Solving Unsteady Separated Flow Using Large Eddy Simulation in ADINA CFD
Sufficiently accurate and efficient turbulence modeling is obviously most important in CFD. While Large Eddy Simulation (LES) is regarded as very accurate, the computational cost is known to be very high. Hence, LES is, for now, hardly used for complex industrial geometries (see for example Spalart, 2000, reference given below).
However, as computational power increases, and algorithms become more efficient, LES will be used to an increasing extent. To illustrate a solution obtained with ADINA, we revisit the flow past a wall-mounted cubic obstacle problem presented in the July 30, 2006 News. The obstacle is simple but could of course be geometrically more complex, like encountered in the airplane or motor car industries. The simple obstacle is used because experimental data have been published to compare with.
The LES results presented here were obtained using the Smagorinsky-Lilly subgrid scale model. Random perturbations were superimposed on the fully-developed velocity profile at the inlet. A total of 1,500 time steps were used. The sampling to compute mean flow quantities was taken from the last 250 time steps. The space and time discretization schemes are both second-order accurate. The mesh was relatively coarse, with approximately 650,000 3D elements.
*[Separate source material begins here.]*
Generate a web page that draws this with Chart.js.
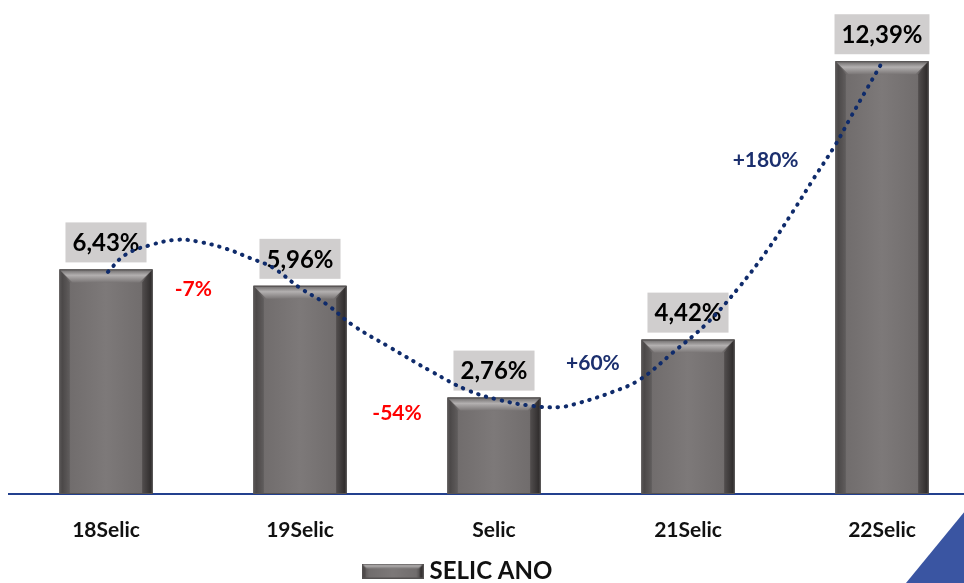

The above movie shows the chaotic-like time-dependent streamwise velocity contours in the symmetry plane of the block. The time-averaged streamwise velocity contours corresponding to the same plane as in the movie are shown below. The time-averaged results are also shown in a horizontal plane located at 0.05h from the block base, h = block height. The animation and the time-averaged results reveal the main features of the flow: the upstream separation zone, two downstream separation zones and the recirculation zone above the block. Note that the instantaneous flow looks remarkably different from the time-averaged flow in the primary downstream separation zone.
The table below shows separation length results obtained with ADINA, compared against some of the most accurate benchmarks
(experimental, and numerical using LES) found in the literature. The agreement is excellent for all three recirculation lengths.